“Documenting the history of humanity in this manuscript and having children participate in the project is a great way to engage the young generation in preserving the cultural heritage and pass down the tradition. This is a good opportunity to introduce them to humanitarian values from an early age while also helping them develop their creativity,” noted Karen Matevosyan, Acting Director of the Matenadaran.

The Chronicles, introduced five years ago, reflect the global impact of the Aurora Humanitarian Initiative that was founded on behalf of the survivors of the Armenian Genocide and in gratitude to their saviors. This 21st century manuscript tells the stories of Aurora Prize Laureates and Humanitarians and highlights their work. It was created in accordance with the traditions of the Armenian bibliography in close collaboration with the Matenadaran and first presented in 2018. Located in Yerevan, Armenia, the Matenadaran is the world’s biggest repository of ancient Armenian manuscripts. 

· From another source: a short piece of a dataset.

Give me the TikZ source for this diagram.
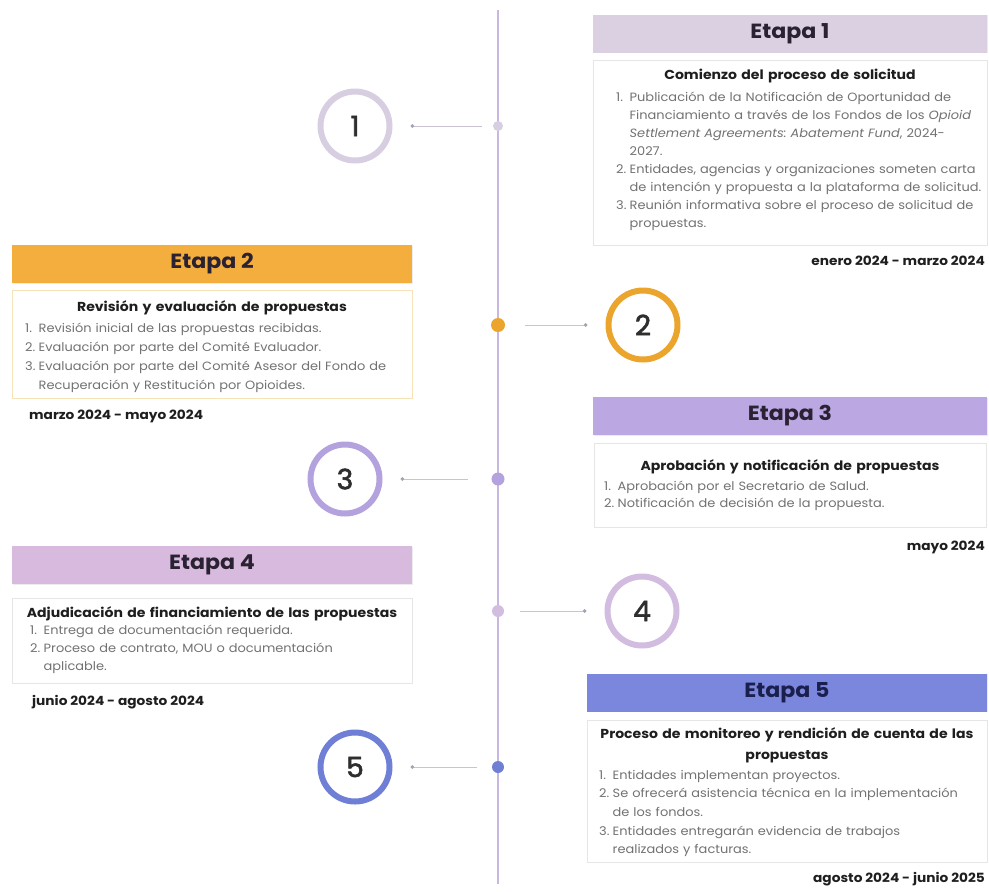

“Trusting the illustration of this unique manuscript, created in our time in the spiritual environment of the Matenadaran, to the youth is very important and very symbolic. Aurora Mardiganian was their age when she survived the Genocide and told the entire world about the tragedy the Armenians went through. This manuscript is a unique bridge between generations and times. And the involvement of children in its creation is an attempt to reflect humanity with their honest imagination,” said Marine Ales, Chair of the Creative Council of the Aurora Humanitarian Initiative.

The Chronicles of Aurora can be seen in the Artsakh Manuscripts Hall at the Matenadaran from April 24 to May 20, 2023. The manuscript will also be put on display for a one-week special exhibition in the fall, when an entry dedicated to a new monument to Aurora Mardiganian to be erected in Yerevan is added to the last page.